Direction —
Using the listing below, please gather every line containing the word "picture".

Material —
********************
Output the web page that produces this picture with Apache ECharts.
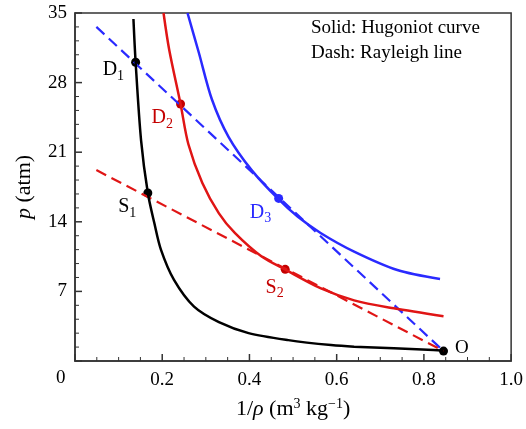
<!DOCTYPE html>
<html>
<head>
<meta charset="utf-8">
<script src="https://cdn.jsdelivr.net/npm/echarts@6/dist/echarts.min.js"></script>
<style>
  html, body { margin: 0; padding: 0; background: #fff; }
  #chart { width: 526px; height: 429px; }
</style>
</head>
<body>
<div id="chart"></div>
<script>
// Hugoniot curves (solid): [1/rho, p]
const hugoniot1 = [[0.134, 34.4], [0.139, 30.05], [0.1515, 22.2], [0.167, 16.9], [0.182, 13.85],
  [0.197, 11.2], [0.227, 8.15], [0.273, 5.46], [0.33, 3.9], [0.398, 2.8],
  [0.489, 2.1], [0.587, 1.6], [0.64, 1.44], [0.822, 1.1], [0.845, 1.0]]
const hugoniot2 = [[0.203, 35.0], [0.216, 31.3], [0.242, 25.85], [0.26, 21.8], [0.292, 17.9],
  [0.33, 14.85], [0.367, 12.85], [0.428, 10.5], [0.481, 9.22], [0.564, 7.3], [0.64, 6.1],
  [0.731, 5.3], [0.845, 4.5]]
const hugoniot3 = [[0.258, 35.0], [0.284, 31.0], [0.314, 26.3], [0.352, 22.55], [0.405, 19.2],
  [0.466, 16.3], [0.511, 14.5], [0.564, 12.85], [0.64, 11.0], [0.739, 9.15], [0.837, 8.25]]

// Rayleigh lines (dashed)
const rayleighD = [[0.049, 33.6], [0.845, 1.0]]
const rayleighS = [[0.049, 19.2], [0.845, 1.0]]

// marked states
const pointsBlack = [['D', '1', 0.139, 30.05], ['S', '1', 0.167, 16.9]]
const pointsRed = [['D', '2', 0.242, 25.85], ['S', '2', 0.482, 9.22]]
const pointsBlue = [['D', '3', 0.467, 16.35]]
const pointO = [0.845, 1.0]

const xTicks = [0, 0.2, 0.4, 0.6, 0.8, 1.0]
const yTicks = [0, 7, 14, 21, 28, 35]
const xMinorSplit = 4
const yMinorSplit = 5

const BLACK = '#000000'
const RED = '#e01515'
const RED_DARK = '#c40000'
const BLUE = '#2a2aff'
const AXIS = '#333333'
const FONT = '"Liberation Serif", "Times New Roman", serif'

// tick marks (inward) built from the tick lists: [x, y, dir(0 = x axis, 1 = y axis), major]
const tickData = []
xTicks.forEach((v, i) => {
  tickData.push([v, yTicks[0], 0, 1])
  if (i < xTicks.length - 1) {
    const step = (xTicks[i + 1] - v) / xMinorSplit
    for (let k = 1; k < xMinorSplit; k++) tickData.push([v + k * step, yTicks[0], 0, 0])
  }
})
yTicks.forEach((v, i) => {
  tickData.push([xTicks[0], v, 1, 1])
  if (i < yTicks.length - 1) {
    const step = (yTicks[i + 1] - v) / yMinorSplit
    for (let k = 1; k < yMinorSplit; k++) tickData.push([xTicks[0], v + k * step, 1, 0])
  }
})

const chart = echarts.init(document.getElementById('chart'))

const subRich = (color) => ({
  a: { fontFamily: FONT, fontSize: 20, color: color, lineHeight: 22 },
  b: { fontFamily: FONT, fontSize: 14, color: color, lineHeight: 22, padding: [12, 0, 0, 0] }
})

function pointSeries(list, color, labelColor, offsets) {
  return {
    type: 'scatter',
    symbolSize: 9,
    itemStyle: { color: color, opacity: 1 },
    data: list.map((p, i) => ({
      value: [p[2], p[3]],
      label: {
        show: true,
        position: 'left',
        offset: offsets[i],
        formatter: '{a|' + p[0] + '}{b|' + p[1] + '}',
        rich: subRich(labelColor)
      }
    }))
  }
}

const lineStyleSolid = (c) => ({ color: c, width: 2.5 })
const lineStyleDash = (c) => ({ color: c, width: 2.2, type: [11, 6] })

const option = {
  animation: false,
  grid: {
    left: 75, right: 13, top: 13, bottom: 68,
    show: true, borderColor: AXIS, borderWidth: 1.5, backgroundColor: 'transparent'
  },
  xAxis: {
    type: 'value',
    min: xTicks[0],
    max: xTicks[xTicks.length - 1],
    interval: 0.2,
    name: '1/{i|ρ} (m{s|3} kg{s|−1})',
    nameLocation: 'middle',
    nameGap: 36,
    nameTextStyle: {
      fontFamily: FONT, fontSize: 22, color: BLACK,
      rich: {
        i: { fontFamily: FONT, fontSize: 22, fontStyle: 'italic', color: BLACK },
        s: { fontFamily: FONT, fontSize: 14, color: BLACK, padding: [0, 0, 10, 0] }
      }
    },
    axisLine: { show: true, lineStyle: { color: AXIS, width: 1.5 } },
    axisTick: { show: false },
    splitLine: { show: false },
    axisLabel: {
      fontFamily: FONT, fontSize: 19, color: BLACK, margin: 10,
      formatter: (v) => (v === 0 ? '' : v.toFixed(1))
    }
  },
  yAxis: {
    type: 'value',
    min: yTicks[0],
    max: yTicks[yTicks.length - 1],
    interval: 7,
    name: '{i|p} (atm)',
    nameLocation: 'middle',
    nameGap: 40,
    nameRotate: 90,
    nameTextStyle: {
      fontFamily: FONT, fontSize: 22, color: BLACK,
      rich: { i: { fontFamily: FONT, fontSize: 22, fontStyle: 'italic', color: BLACK } }
    },
    axisLine: { show: true, lineStyle: { color: AXIS, width: 1.5 } },
    axisTick: { show: false },
    splitLine: { show: false },
    axisLabel: {
      fontFamily: FONT, fontSize: 19, color: BLACK, margin: 8,
      formatter: (v) => (v === 0 ? '' : String(v))
    }
  },
  graphic: [
    { type: 'text', left: 56, top: 369, style: { text: '0', font: '19px ' + FONT, fill: BLACK } },
    { type: 'text', left: 311, top: 19, style: { text: 'Solid: Hugoniot curve', font: '19px ' + FONT, fill: BLACK } },
    { type: 'text', left: 311, top: 44, style: { text: 'Dash: Rayleigh line', font: '19px ' + FONT, fill: BLACK } }
  ],
  series: [
    {
      type: 'custom',
      silent: true,
      clip: false,
      data: tickData,
      renderItem: (params, api) => {
        const pt = api.coord([api.value(0), api.value(1)])
        const len = api.value(3) ? 7 : 4
        const vertical = api.value(2) === 0
        return {
          type: 'line',
          shape: vertical
            ? { x1: pt[0], y1: pt[1], x2: pt[0], y2: pt[1] - len }
            : { x1: pt[0], y1: pt[1], x2: pt[0] + len, y2: pt[1] },
          style: { stroke: AXIS, lineWidth: api.value(3) ? 1.5 : 1 }
        }
      }
    },
    { type: 'line', data: rayleighD, showSymbol: false, lineStyle: lineStyleDash(BLUE) },
    { type: 'line', data: rayleighS, showSymbol: false, lineStyle: lineStyleDash(RED) },
    { type: 'line', data: hugoniot1, smooth: 0.3, showSymbol: false, lineStyle: lineStyleSolid(BLACK) },
    { type: 'line', data: hugoniot2, smooth: 0.3, showSymbol: false, lineStyle: lineStyleSolid(RED) },
    { type: 'line', data: hugoniot3, smooth: 0.3, showSymbol: false, lineStyle: lineStyleSolid(BLUE) },
    pointSeries(pointsBlack, BLACK, BLACK, [[-2, 8], [-2, 14]]),
    pointSeries(pointsRed, RED_DARK, RED_DARK, [[2, 14], [8, 18]]),
    pointSeries(pointsBlue, BLUE, BLUE, [[2, 14]]),
    {
      type: 'scatter',
      symbolSize: 9,
      itemStyle: { color: BLACK, opacity: 1 },
      data: [{
        value: pointO,
        label: {
          show: true, position: 'right', offset: [2, -3],
          formatter: 'O',
          fontFamily: FONT, fontSize: 19, color: BLACK
        }
      }]
    }
  ]
}

chart.setOption(option)
</script>
</body>
</html>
********************
Worked answer —
Output the web page that produces this picture with Apache ECharts.

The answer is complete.